Josh Jackson acts in European Court of Human Rights case regarding the Energy Charter Treaty

Portrait of Josh Jackson

Josh Jackson

Five young people have filed a case before the ECtHR challenging the compatibility of 12 States’ membership of the Energy Charter Treaty with their ECHR rights

The claim, filed on 21 June 2022, has been brought by five young people affected by climate disasters against 12 European States regarding their membership of the Energy Charter Treaty. The Energy Charter Treaty is an energy investment treaty which affords private investors in the energy sector extensive protection against regulatory changes and access to exorbitant remedies through the Energy Charter Treaty’s investor-State dispute settlement mechanism. It is widely reported to inhibit States from limiting their emissions and production of fossil fuels by creating a regulatory chilling effect.

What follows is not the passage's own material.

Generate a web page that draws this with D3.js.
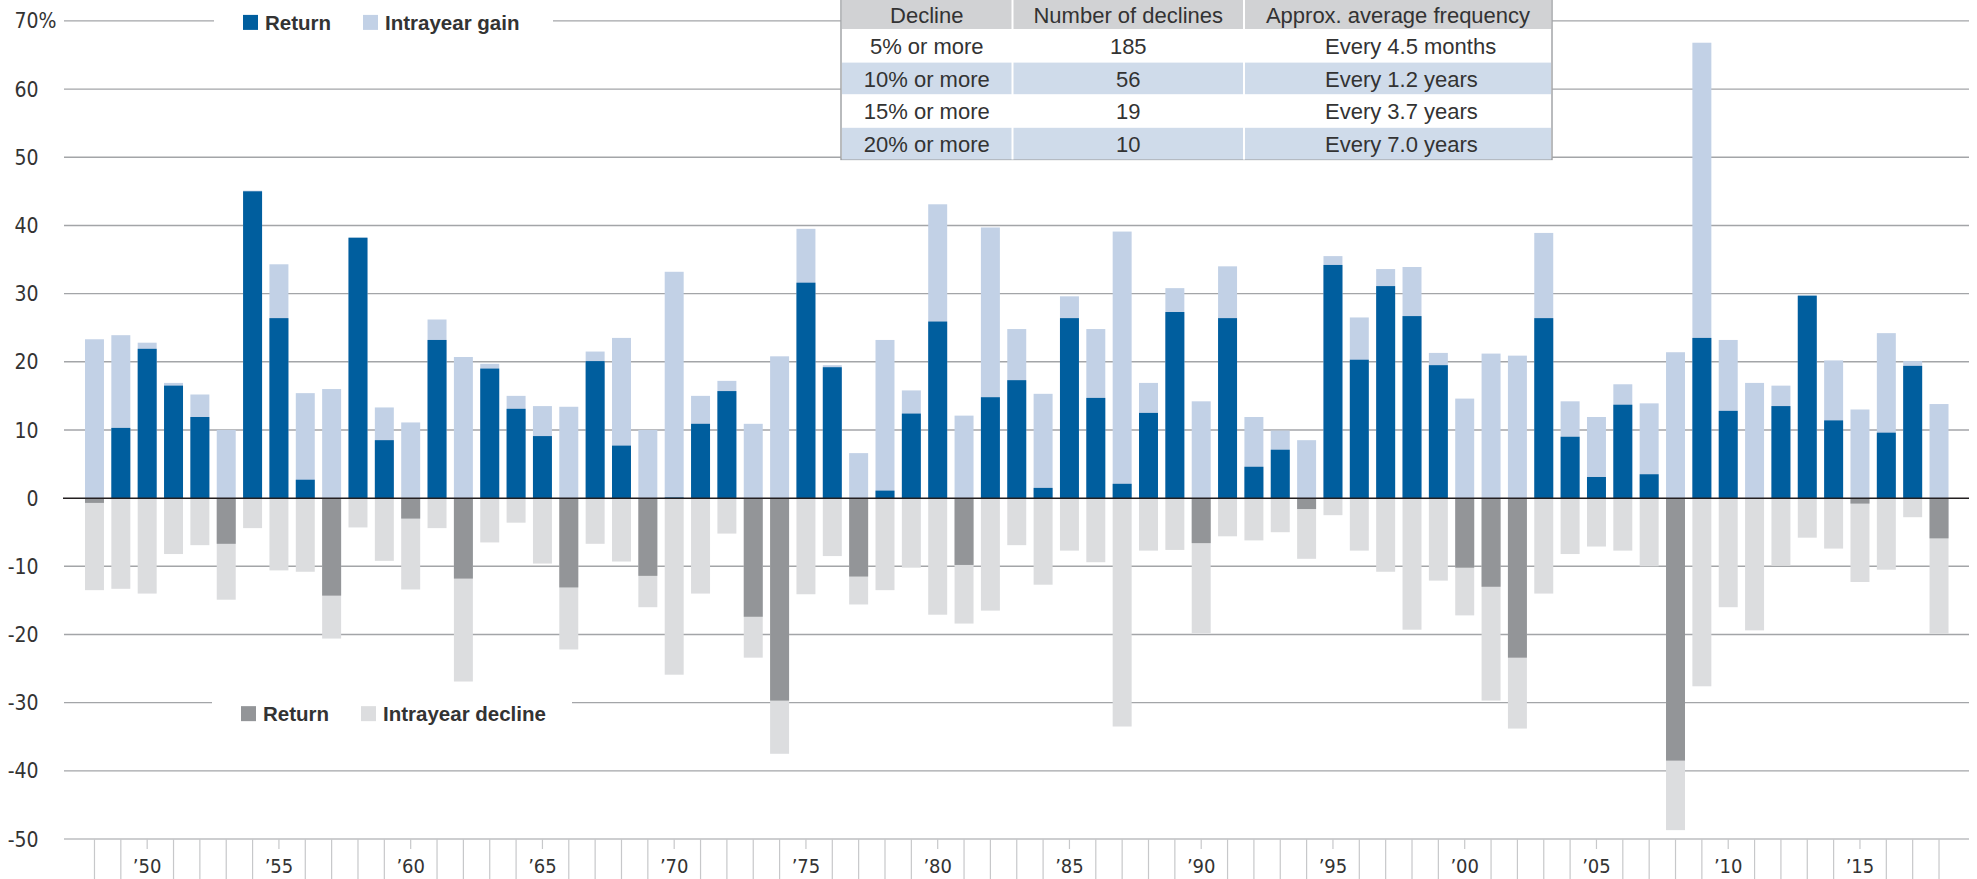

The Applicants’ starting point is that States are required under the Articles 2, 8 and 14 ECHR to regulate and limit emissions in a manner consistent with keeping global warming to 1.5℃. The Applicants argue that the Energy Charter Treaty in its current form is incompatible with the ECHR in that it impedes States’ ability to limit their emissions and carry out the energy transition in order to limit global warming to 1.5℃. The Applicants allege that the Respondent States have breached their ECHR rights by failing to take reasonable steps to remove the impediments to emissions reductions and energy transition created by the Energy Charter Treaty.

Josh Jackson is instructed as a consultant by the Global Legal Action Network to support French lawyer Clementine Baldon of Baldon Avocats.